Following the close of the transaction, the company will be called PAETEC, which will continue to be listed on the NASDAQ Stock Market as “PAET.” The company will be headquartered in Fairport, N.Y. and will maintain PAETEC’s and McLeodUSA’s operations in major locations across the country. The combined company will be led by Chairman & CEO, Arunas Chesonis, current PAETEC Chairman & CEO.


6. How will this transaction affect service to our customers and to the channel?

Both PAETEC and McLeodUSA are committed to service and customer satisfaction, which is why we believe that the combination will create an even stronger communications provider, well positioned to serve business customers throughout the U.S.. With the increase in scale and scope along with a national presence, your opportunities to sell an enhanced suite of IP based services will continue to grow.

Both companies also share a deep commitment to the agent channel. By selecting the best-in-breed practices and processes from both companies, we will continue to strengthen our channel sales support.

 

7. Are there additional products we’ll be able to market to our customers?

There will be additional product and marketing opportunities to help you grow your base. Eventually, a unified product catalog will be available across this combined network footprint allowing you to provide true end-to-end, coast-to-coast solutions for your customers.

In addition, the combined company will serve a much larger footprint, including coverage in 47 of the top 50 MSAs in the United States in 2008.

 

8. We have agency agreements with both companies. Which agreements and corresponding commission rates will be honored post-merger?

During the integration period and up through completion of the transaction, both companies will (and are required to) operate as separate, competing entities. As such, all active Sales Representative Agreements along with associated performance commitments and commission structures will remain intact. It is anticipated that both programs will be combined at some point post merger. Regular communications highlighting any changes and new benefits will be sent throughout the process.

 

9. What can agents expect in the interim? Who is going to be my day-to-day contact?

Until the transaction closes, both companies will continue business as usual. There will be no change in how we conduct business with you and your day-to-day contacts remain the same. We will continue to live up to our core value of unmatched service to you and your customers. We will continue to keep you informed about important developments throughout the approval and integration process. If you have any questions or wish to discuss this further, please feel free to contact your PAETEC representative.

 

10. How will I learn more about the transaction?

Updates will be made available through each company’s website, www.paetec.com and www.mcleodusa.com, and/or through direct communication from your PAETEC representative. If you have any questions, please contact your representative.

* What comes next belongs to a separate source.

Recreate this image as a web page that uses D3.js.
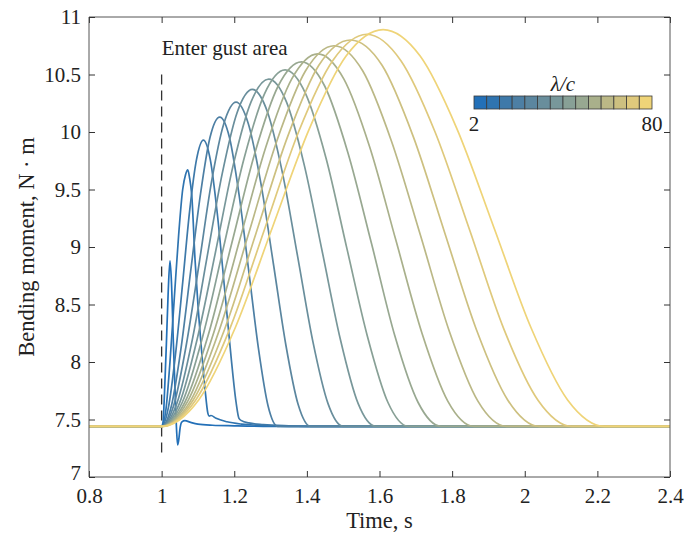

Additional Information and Where to Find it

PAETEC Holding Corp. will file with the SEC a registration statement on Form S-4, which will contain a proxy statement/prospectus regarding the proposed merger transaction, as well as other relevant documents concerning the transaction. WE URGE INVESTORS AND SECURITY HOLDERS TO READ THE REGISTRATION STATEMENT AND PROXY STATEMENT/PROSPECTUS AND THESE OTHER DOCUMENTS WHEN THEY BECOME AVAILABLE, BECAUSE THEY WILL CONTAIN IMPORTANT INFORMATION ABOUT PAETEC, MCLEODUSA INCORPORATED AND THE PROPOSED TRANSACTION. A definitive proxy statement/prospectus will be sent to PAETEC’s stockholders seeking their approval of the transaction and to security holders of McLeodUSA Incorporated. Investors and security holders may obtain a free copy of the registration statement and proxy statement/ prospectus (when available) and other documents filed by PAETEC with the SEC at the SEC’s web site at www.sec.gov. Free copies of PAETEC’s SEC filings are available on PAETEC’s web site at www.paetec.com and also may be obtained without charge by directing a request to PAETEC Holding Corp., One PAETEC Plaza, Fairport, New York 14450, Attn: Investor Relations.

PAETEC and its directors and executive officers may be deemed, under SEC rules, to be participants in the solicitation of proxies from PAETEC’s stockholders with respect to the proposed transaction. Information regarding PAETEC’s directors and executive officers is included in its annual report on Form 10-K filed with the SEC on April 2, 2007. More detailed information regarding the identity of potential participants and their direct or indirect interests, by securities holdings or otherwise, will be set forth in the registration statement and proxy statement/prospectus and other documents to be filed with the SEC in connection with the proposed transaction.